▶ Written task
Exactly the lines from the line holding "Write the matplotlib code for this chart." to the line holding "from matplotlib.ticker import", both lines included, are to be echoed; pictures are not.

---------- Dataset excerpts

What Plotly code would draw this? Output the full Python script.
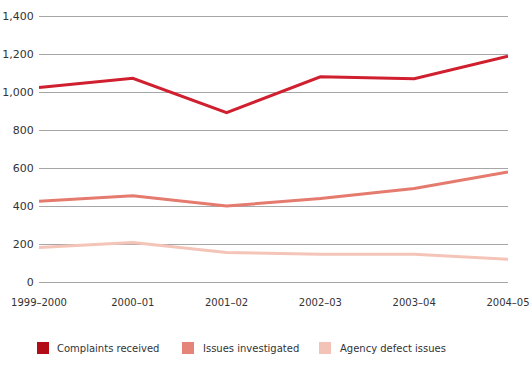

--------------------
---------- Dataset excerpts

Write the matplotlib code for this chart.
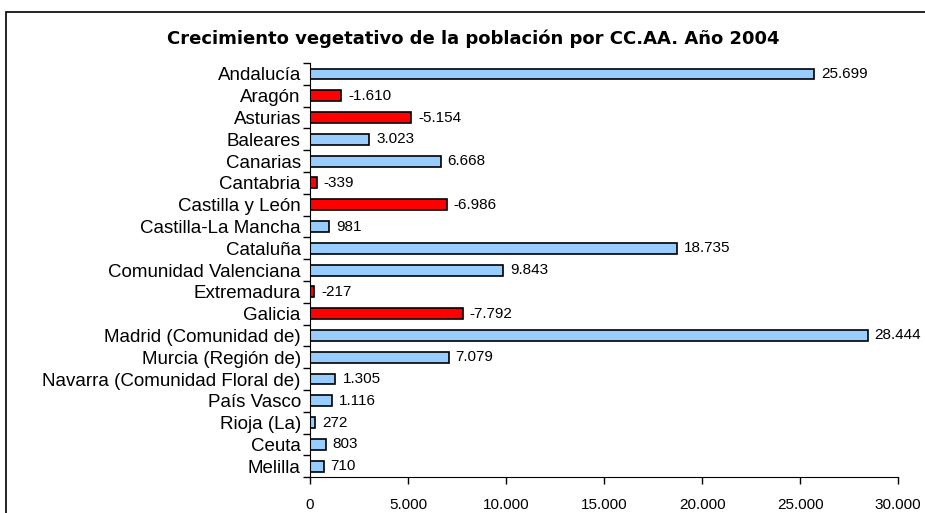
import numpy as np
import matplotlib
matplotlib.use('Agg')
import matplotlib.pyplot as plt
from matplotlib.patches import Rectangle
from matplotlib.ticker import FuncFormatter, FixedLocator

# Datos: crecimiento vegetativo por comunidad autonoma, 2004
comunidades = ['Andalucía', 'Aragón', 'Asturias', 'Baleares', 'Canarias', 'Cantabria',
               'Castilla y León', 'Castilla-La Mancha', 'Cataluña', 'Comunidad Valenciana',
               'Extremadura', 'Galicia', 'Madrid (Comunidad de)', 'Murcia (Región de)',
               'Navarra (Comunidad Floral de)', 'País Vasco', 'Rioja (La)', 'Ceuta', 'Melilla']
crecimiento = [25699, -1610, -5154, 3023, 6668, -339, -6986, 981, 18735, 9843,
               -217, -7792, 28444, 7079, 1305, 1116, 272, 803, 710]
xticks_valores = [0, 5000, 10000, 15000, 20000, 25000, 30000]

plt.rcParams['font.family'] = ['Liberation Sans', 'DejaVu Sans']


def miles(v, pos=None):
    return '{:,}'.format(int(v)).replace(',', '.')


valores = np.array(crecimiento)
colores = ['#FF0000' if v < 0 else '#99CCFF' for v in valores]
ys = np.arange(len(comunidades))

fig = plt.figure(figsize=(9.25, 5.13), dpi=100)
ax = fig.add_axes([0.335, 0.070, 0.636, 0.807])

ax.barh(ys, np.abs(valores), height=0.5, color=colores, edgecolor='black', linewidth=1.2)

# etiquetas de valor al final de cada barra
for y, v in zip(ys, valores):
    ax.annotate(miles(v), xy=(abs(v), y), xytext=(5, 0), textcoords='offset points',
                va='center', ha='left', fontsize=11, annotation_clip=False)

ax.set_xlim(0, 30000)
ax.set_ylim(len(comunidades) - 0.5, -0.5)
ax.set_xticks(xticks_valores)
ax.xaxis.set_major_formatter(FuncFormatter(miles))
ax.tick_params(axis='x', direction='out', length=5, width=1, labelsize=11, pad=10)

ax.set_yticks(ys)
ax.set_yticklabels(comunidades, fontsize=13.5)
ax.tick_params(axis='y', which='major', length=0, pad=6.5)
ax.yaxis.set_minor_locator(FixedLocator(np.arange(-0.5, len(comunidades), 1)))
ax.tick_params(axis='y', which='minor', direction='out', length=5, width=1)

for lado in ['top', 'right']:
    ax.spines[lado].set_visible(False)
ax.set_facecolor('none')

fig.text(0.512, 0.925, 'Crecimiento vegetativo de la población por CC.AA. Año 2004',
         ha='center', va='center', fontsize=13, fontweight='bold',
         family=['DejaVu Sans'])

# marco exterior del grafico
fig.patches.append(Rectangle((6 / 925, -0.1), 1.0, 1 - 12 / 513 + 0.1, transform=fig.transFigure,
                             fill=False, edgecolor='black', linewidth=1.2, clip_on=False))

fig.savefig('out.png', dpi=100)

--------------------

▶ Result below
Write the matplotlib code for this chart.
import numpy as np
import matplotlib
matplotlib.use('Agg')
import matplotlib.pyplot as plt
from matplotlib.patches import Rectangle
from matplotlib.ticker import FuncFormatter, FixedLocator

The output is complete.